Call & Times

Wuhan showed us how a pandemic begins. Can it show us how one ends?

- Xinyan Yu

Patients waiting to be tested, healthcare workers making masks and face shields made from scratch, people getting laid off as the economy stumbles and government leaders struggling to assuage the panic.

This is what New York, the epicenter of the coronaviru­s outbreak in the United States, looks like today. And this was what my hometown Wuhan, a city of 11 million people in central China, looked like two months ago.

In February, I watched from afar as the coronaviru­s brought Wuhan to its knees. At the peak, hundreds died each day. Yet for many in the United States and elsewhere, the crisis felt distant and foreign.

It’s painful now to see echoes of what Wuhan went through around the world. But just as my hometown offered a warning of how a pandemic begins and spreads – a warning that most countries, including the United States, squandered – it can also offer a clue about how society can begin to emerge from a lockdown. After a two-month shutdown, Wuhan is gearing up to gradually restore normal life on April 8.

Wuhan residents were caught off guard in early January when the coronaviru­s started spreading like wildfire. During the darkest time when people swarmed to the hospitals, I lost count of how many heartbreak­ing videos I saw on social media of patients lying on the floor, families weeping over relatives who died before they could get tested, and doctors and nurses working with minimal protection.

On Feb. 7, the entire nation mourned Li Wenliang, a whistleblo­wer doctor who was reprimande­d by police for warning his colleagues about a SARSlike virus. Sadness and anger spread as people demanded apologies from officials who failed to alert the public in time and suppressed the full scale of the crisis.

Wuhan shut down the city on Jan. 23 and sealed off residentia­l complexes as early as Feb. 8. Public transporta­tion was suspended, and private cars were ordered off the roads. The next week, Wuhan registered 15,152 positive cases in a single day.

The city mobilized to build two makeshift hospitals with about 3,000 beds in a fortnight, and turned 16 schools, stadiums and hotels into quarantine centers with about 13,000 beds. Communist Party members like my uncle were sent to guard remote residentia­l complexes to ensure people with no essential duties stayed indoors. More than 20,000 health workers from 29 provinces went to Wuhan to support the city at great personal risk.

As the city focused its efforts on the coronaviru­s, there were trade-offs and costs. Hospitals, including some treating cancer patients, had to vacate beds to make space for covid-19 patients, which meant many urgent treatments were disrupted. Some people with even the mildest cold-like symptoms were forced into home quarantine with their doors sealed or loaded into buses headed for quarantine centers.

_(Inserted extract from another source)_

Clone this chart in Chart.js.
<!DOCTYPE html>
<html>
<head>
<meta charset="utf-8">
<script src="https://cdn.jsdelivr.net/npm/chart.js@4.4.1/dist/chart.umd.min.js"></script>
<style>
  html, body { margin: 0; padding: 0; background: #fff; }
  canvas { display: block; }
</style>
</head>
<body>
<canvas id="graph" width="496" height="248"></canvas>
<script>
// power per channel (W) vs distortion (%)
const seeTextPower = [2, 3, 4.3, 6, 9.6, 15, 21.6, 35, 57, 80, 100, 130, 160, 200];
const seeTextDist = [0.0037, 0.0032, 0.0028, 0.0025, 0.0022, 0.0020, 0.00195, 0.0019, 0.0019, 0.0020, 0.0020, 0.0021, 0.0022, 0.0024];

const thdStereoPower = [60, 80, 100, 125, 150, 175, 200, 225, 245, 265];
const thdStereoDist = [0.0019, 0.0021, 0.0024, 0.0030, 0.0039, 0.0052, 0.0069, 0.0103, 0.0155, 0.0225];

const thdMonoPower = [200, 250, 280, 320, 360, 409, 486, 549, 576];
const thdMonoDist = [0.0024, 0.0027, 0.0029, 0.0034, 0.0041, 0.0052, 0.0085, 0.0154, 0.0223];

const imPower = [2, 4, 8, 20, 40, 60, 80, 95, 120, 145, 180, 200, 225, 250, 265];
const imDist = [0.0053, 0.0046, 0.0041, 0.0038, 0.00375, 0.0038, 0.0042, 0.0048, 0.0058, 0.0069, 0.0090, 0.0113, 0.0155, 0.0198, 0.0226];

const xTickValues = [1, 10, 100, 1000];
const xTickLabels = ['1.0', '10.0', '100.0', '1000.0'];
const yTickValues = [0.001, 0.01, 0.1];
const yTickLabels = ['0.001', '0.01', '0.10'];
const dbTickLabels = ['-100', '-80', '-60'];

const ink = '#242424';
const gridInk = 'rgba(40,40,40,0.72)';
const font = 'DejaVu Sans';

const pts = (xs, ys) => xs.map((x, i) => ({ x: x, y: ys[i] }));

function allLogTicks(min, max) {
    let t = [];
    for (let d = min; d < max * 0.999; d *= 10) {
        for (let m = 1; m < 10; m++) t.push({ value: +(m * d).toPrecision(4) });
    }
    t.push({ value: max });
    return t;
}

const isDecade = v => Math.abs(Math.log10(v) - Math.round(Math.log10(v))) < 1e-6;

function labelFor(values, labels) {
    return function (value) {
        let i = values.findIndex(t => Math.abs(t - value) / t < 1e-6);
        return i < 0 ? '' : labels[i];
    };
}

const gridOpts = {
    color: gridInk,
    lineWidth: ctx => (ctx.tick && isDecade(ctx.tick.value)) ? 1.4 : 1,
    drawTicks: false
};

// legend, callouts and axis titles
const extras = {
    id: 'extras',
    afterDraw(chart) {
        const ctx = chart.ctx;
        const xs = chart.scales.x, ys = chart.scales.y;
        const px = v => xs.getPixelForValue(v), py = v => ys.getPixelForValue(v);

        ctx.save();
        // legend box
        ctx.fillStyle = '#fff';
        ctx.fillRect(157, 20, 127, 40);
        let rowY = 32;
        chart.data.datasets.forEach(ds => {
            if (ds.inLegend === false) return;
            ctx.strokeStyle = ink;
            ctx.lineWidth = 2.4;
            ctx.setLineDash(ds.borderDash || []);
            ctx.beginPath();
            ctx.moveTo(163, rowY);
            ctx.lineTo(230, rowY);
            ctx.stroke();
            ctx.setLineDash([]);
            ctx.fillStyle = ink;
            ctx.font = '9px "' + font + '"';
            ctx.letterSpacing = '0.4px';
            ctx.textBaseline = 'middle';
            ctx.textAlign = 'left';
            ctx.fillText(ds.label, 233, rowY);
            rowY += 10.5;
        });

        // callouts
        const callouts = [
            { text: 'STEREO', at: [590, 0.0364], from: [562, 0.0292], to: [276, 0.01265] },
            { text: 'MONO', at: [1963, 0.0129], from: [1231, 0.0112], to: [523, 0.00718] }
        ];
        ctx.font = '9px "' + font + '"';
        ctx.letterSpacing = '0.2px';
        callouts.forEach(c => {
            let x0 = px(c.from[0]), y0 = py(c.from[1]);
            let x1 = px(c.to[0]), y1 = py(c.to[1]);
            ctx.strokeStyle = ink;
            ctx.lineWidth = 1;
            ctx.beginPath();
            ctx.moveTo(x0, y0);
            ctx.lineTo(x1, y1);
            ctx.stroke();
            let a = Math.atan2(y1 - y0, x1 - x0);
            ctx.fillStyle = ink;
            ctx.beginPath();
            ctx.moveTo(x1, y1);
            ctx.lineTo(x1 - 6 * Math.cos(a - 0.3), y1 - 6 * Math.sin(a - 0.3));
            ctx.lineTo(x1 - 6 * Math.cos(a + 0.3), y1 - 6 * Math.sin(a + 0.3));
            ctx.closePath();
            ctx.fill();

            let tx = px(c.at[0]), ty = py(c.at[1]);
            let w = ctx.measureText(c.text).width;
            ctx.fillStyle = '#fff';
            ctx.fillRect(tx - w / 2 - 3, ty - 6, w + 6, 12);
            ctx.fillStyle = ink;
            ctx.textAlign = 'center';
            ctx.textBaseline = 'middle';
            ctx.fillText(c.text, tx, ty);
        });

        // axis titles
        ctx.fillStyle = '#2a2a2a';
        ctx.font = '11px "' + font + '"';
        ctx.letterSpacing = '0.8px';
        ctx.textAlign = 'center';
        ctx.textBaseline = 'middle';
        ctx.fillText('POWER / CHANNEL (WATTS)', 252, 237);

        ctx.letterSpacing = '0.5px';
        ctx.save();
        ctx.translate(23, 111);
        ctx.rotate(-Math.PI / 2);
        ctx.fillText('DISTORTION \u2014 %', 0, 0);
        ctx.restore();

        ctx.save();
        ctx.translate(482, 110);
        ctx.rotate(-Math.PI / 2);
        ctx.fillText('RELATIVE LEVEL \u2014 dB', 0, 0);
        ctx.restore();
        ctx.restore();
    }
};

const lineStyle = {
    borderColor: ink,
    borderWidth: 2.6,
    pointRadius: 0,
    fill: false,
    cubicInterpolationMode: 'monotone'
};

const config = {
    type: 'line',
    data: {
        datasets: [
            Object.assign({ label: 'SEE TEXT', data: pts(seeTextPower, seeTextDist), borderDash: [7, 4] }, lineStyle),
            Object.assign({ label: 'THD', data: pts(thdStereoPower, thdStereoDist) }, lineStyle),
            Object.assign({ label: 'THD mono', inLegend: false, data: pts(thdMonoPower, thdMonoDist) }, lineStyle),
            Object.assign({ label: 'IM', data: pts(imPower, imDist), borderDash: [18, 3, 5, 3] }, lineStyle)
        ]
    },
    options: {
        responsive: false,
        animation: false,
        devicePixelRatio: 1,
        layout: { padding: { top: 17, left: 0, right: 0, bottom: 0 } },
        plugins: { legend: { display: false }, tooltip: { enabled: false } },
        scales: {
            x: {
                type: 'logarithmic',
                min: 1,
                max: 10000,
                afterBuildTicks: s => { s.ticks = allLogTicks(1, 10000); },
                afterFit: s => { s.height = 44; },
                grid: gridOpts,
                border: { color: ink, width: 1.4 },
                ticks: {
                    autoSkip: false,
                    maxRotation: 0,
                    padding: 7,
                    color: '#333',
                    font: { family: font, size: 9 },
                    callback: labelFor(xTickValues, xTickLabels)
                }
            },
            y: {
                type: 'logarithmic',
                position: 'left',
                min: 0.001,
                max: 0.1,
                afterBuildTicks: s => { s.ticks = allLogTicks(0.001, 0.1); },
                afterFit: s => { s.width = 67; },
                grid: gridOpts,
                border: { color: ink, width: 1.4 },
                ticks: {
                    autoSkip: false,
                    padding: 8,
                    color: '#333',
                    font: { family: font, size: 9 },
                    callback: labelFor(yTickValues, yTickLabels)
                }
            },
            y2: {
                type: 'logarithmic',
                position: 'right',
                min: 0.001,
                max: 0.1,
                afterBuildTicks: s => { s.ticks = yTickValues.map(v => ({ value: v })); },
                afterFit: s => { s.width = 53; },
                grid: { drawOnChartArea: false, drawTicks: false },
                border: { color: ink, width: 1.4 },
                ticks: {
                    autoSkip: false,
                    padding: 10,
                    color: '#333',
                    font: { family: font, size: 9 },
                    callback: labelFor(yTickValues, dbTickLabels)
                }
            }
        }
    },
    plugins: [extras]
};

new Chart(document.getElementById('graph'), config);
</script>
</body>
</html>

Eventually, the number of new cases stabilized to a few hundred a day, almost four weeks after total lockdown. Though the numbers might not have captured the full picture – China’s tally does not include asymptomat­ic patients, for example – the spread of the virus seemed to have subsided.

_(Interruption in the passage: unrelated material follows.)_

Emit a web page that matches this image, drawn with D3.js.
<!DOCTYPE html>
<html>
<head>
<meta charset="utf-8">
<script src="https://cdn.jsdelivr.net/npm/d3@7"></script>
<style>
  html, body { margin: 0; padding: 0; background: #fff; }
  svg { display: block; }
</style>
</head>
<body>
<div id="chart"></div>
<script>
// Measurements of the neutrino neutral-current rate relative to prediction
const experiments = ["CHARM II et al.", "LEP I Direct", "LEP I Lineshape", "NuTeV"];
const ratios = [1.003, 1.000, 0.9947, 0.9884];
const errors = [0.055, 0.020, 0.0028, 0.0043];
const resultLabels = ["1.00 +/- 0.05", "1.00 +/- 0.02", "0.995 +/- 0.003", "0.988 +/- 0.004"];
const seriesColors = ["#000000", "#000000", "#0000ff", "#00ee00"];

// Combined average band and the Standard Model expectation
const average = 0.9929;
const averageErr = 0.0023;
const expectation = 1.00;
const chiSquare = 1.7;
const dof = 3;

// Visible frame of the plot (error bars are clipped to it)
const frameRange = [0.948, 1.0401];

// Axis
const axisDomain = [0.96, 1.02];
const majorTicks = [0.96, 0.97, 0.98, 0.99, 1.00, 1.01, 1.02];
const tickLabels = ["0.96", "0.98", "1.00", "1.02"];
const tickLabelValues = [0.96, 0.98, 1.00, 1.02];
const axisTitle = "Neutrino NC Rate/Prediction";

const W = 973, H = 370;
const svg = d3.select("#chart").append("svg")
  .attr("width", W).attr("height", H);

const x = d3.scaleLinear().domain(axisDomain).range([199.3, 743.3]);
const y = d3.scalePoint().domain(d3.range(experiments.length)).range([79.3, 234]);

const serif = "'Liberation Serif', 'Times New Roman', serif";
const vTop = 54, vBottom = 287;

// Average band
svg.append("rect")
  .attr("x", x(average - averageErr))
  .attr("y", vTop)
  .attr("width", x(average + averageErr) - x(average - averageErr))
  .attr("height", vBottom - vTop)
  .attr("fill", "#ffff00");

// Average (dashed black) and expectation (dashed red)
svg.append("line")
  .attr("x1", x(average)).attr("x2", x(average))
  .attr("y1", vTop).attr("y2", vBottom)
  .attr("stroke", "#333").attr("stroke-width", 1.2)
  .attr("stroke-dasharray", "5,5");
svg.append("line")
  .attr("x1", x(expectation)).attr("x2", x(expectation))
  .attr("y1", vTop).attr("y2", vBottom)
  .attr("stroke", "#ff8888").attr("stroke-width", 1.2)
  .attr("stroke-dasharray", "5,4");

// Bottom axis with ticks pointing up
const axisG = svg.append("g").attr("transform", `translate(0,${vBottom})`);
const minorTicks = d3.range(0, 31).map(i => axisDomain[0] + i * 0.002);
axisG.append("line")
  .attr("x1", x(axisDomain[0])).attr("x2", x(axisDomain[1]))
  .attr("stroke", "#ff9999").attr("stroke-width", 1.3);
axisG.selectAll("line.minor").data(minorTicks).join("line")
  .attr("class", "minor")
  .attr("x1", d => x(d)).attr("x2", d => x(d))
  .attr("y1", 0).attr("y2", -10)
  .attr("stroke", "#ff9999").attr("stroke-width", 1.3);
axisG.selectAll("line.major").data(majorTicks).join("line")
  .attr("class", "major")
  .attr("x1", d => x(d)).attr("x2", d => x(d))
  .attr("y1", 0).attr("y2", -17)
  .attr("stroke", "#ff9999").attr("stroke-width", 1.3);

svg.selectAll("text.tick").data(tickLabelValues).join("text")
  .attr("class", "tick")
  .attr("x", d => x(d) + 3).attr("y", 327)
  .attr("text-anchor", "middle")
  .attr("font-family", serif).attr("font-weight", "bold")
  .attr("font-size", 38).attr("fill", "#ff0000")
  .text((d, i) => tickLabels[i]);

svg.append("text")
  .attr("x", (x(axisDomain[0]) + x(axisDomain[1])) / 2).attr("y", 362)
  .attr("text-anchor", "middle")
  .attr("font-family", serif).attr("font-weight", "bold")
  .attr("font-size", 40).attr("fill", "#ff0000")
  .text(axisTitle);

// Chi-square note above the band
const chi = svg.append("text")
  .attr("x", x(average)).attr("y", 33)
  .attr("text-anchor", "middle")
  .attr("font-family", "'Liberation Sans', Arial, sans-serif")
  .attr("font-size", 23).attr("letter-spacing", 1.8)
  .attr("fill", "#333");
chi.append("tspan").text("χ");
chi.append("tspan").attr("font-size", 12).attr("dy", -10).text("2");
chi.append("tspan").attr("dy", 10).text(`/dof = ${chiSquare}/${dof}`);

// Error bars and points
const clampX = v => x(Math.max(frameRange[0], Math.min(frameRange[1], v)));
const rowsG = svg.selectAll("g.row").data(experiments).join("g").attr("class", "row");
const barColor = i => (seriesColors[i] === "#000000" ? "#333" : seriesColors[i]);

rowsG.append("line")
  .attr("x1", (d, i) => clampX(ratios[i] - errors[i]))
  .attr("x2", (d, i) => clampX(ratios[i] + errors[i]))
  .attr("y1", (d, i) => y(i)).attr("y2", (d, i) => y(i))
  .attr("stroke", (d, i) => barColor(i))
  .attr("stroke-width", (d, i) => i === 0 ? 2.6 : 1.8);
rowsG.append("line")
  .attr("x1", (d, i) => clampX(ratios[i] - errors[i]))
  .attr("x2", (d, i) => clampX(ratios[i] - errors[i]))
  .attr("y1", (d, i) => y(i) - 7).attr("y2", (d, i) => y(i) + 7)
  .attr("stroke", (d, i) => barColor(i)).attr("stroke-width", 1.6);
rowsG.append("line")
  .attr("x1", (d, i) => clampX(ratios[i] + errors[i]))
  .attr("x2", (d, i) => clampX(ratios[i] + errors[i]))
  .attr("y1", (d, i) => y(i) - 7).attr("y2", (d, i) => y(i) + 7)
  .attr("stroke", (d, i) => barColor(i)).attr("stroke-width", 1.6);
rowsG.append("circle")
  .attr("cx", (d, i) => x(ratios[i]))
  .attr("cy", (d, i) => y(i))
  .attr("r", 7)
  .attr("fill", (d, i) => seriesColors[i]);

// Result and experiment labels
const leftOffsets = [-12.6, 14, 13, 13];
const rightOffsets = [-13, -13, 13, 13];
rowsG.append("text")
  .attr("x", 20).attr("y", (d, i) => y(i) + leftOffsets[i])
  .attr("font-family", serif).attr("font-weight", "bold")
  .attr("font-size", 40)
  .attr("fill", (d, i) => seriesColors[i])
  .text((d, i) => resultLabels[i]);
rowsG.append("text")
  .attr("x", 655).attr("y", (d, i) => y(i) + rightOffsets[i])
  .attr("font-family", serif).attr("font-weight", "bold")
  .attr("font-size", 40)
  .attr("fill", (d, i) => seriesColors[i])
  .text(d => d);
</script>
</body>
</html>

By this point, the outbreak had changed people’s lives profoundly. The entire country, from major internatio­nal firms like iPhone manufactur­er Foxconn to China’s leading electric carmaker BYD, pivoted to producing medical supplies. Telecom companies tracked the movement of Wuhan residents, who reported their vitals on a health bar code that flashed green when one was allowed to go out. Video gaming and online education businesses boomed. Everyone, even the elderly, learned to order food and groceries in chat groups for community volunteers to deliver.

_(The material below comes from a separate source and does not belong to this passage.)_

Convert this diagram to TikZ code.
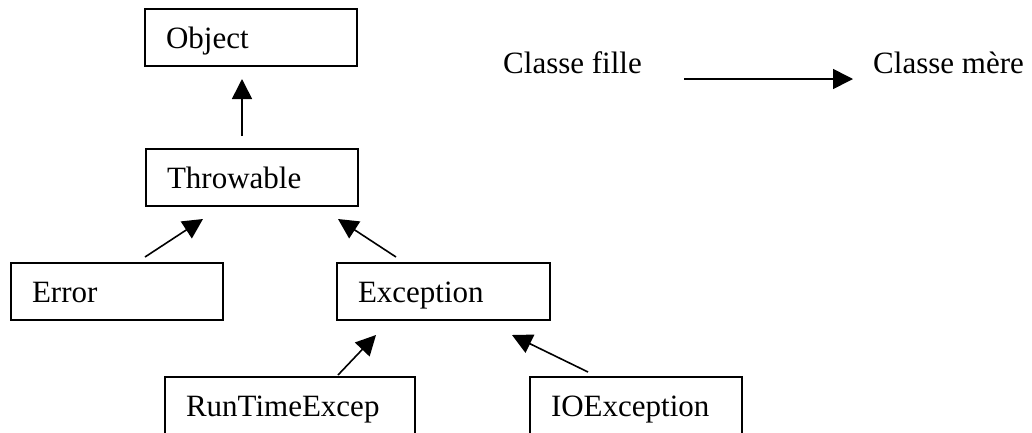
\documentclass[tikz,border=0pt]{standalone}
\usepackage{fontspec}
\setmainfont{Liberation Serif}
\usetikzlibrary{arrows.meta}
\begin{document}
\begin{tikzpicture}[x=1pt,y=-1pt,
  cls/.style={draw, line width=1.6pt, rectangle, anchor=north west, outer sep=0pt,
    minimum height=57pt, inner xsep=21pt, inner ysep=0pt,
    text height=28pt, text depth=6pt, align=left, text width=#1,
    font=\fontsize{31}{37}\selectfont},
  lbl/.style={anchor=base west, inner sep=0pt, font=\fontsize{31}{37}\selectfont},
  arr/.style={line width=1.6pt, -{Triangle[length=20pt,width=20pt]}}]
\useasboundingbox (0,0) rectangle (1032,432);
\clip (0,0) rectangle (1032,432);
% class boxes
\node[cls=170pt] (object) at (145,9) {Object};
\node[cls=170pt] (throwable) at (146,149) {Throwable};
\node[cls=170pt] (error) at (11,263) {Error};
\node[cls=171pt] (exception) at (337,263) {Exception};
\node[cls=208pt] (runtime) at (165,377) {RunTimeExcep};
\node[cls=170pt] (ioexc) at (530,377) {IOException};
% connector ends
\coordinate (t0) at (242,136); \coordinate (t1) at (242,79);
\coordinate (e0) at (145,257); \coordinate (e1) at (203,219);
\coordinate (x0) at (396,257); \coordinate (x1) at (338,219);
\coordinate (r0) at (338,375); \coordinate (r1) at (376,335);
\coordinate (i0) at (588,372); \coordinate (i1) at (512,335);
\draw[arr] (t0) -- (t1);
\draw[arr] (e0) -- (e1);
\draw[arr] (x0) -- (x1);
\draw[arr] (r0) -- (r1);
\draw[arr] (i0) -- (i1);
% legend
\node[lbl] (fille) at (503,73) {Classe fille};
\node[lbl] (mere) at (873,73) {Classe mère};
\coordinate (l0) at (684,79); \coordinate (l1) at (853,79);
\draw[arr] (l0) -- (l1);
\end{tikzpicture}
\end{document}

Those who did not contract the coronaviru­s had to endure either loneliness or intense daily squabbles. Occasional­ly, one would hear a random cry of release from neighbors and shrug it off.

Two months after the lockdown, there have been more than 40,000 recoveries and 2,500 deaths in Wuhan. Now, the city is gearing up for a reboot. On Monday, buses ran empty to test out the routes. Some residentia­l complexes gave each family one entry permit per day to buy groceries; those with zero cases allowed residents to roam freely in the compound.

There was a rare moment of relief as things improved, but there are still fears that a second wave of cases could emerge. Many are reacting by continuing to self-isolate. Still, as the city slowly recovers from the horror, the rest of the world can look to the resilient people of Wuhan for reassuranc­e that when there’s a beginning, there will be an end.